Friday, January 26, 2007, 8:32 PM ET|Posted by Will Richmond
In February of 2006, following Super Bowl XL, I wrote a newsletter entitled, "The $10 Million Super Bowl Ad?". I suggested that despite all the anxieties around the future of the 30-second spot, the future of Super Bowl ads was very bright. This was the case because of all the broadband and online opportunities that can lead into and follow up the 30 second ad that shows during the game.
My proposition was that marketers would be less concerned about "throwing the long ball", i.e. spending $2.5 million per spot ($2.6 million for Super Bowl XLI, btw) if they were able to monetize that investment beyond just the on-air showing. And broadband is a great way of doing exactly that.

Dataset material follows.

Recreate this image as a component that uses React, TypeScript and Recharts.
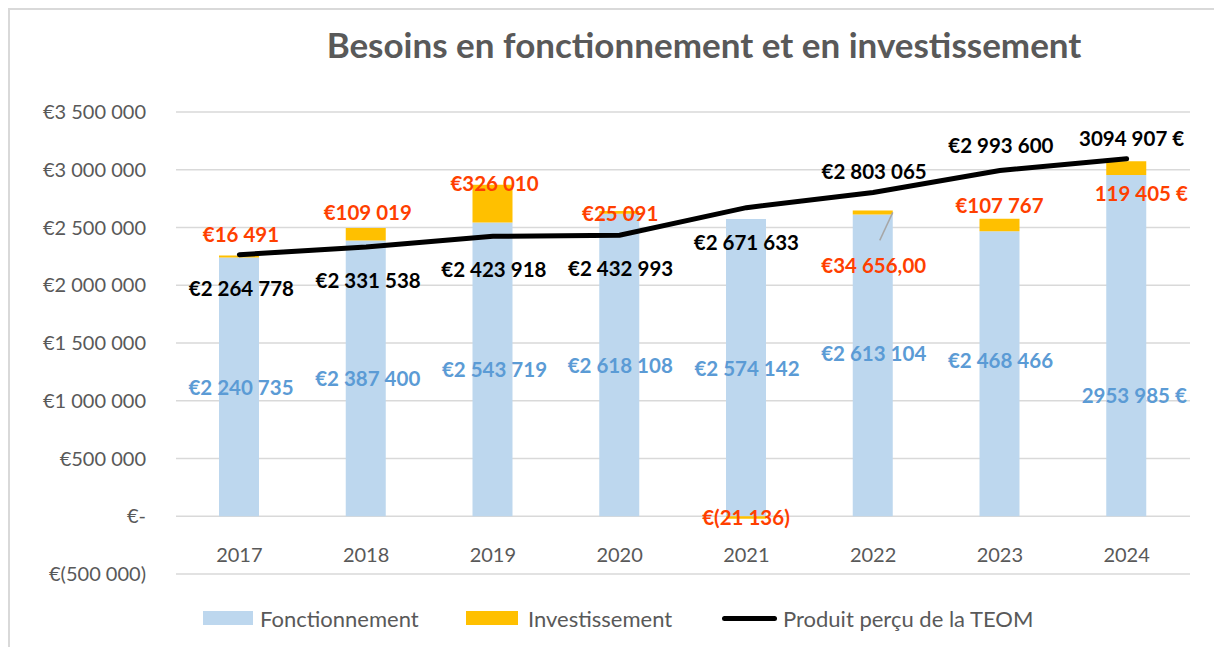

Today Stuart Elliott at the NY Times had a great piece, "Multiplying the Payoffs From A Super Bowl Spot", exactly on this point, and how it's playing out for Super Bowl XLI. It showcases the advertisers who are leveraging broadband this year, including Anheuser-Busch, GM and Garmin. I continue to forecast that broadband is only going to drive the price of 30 second Super Bowl spots (and in fact likely add new value to all :30s) higher as marketers come to understand how they can leverage their investments and tangibly drive revenues from them.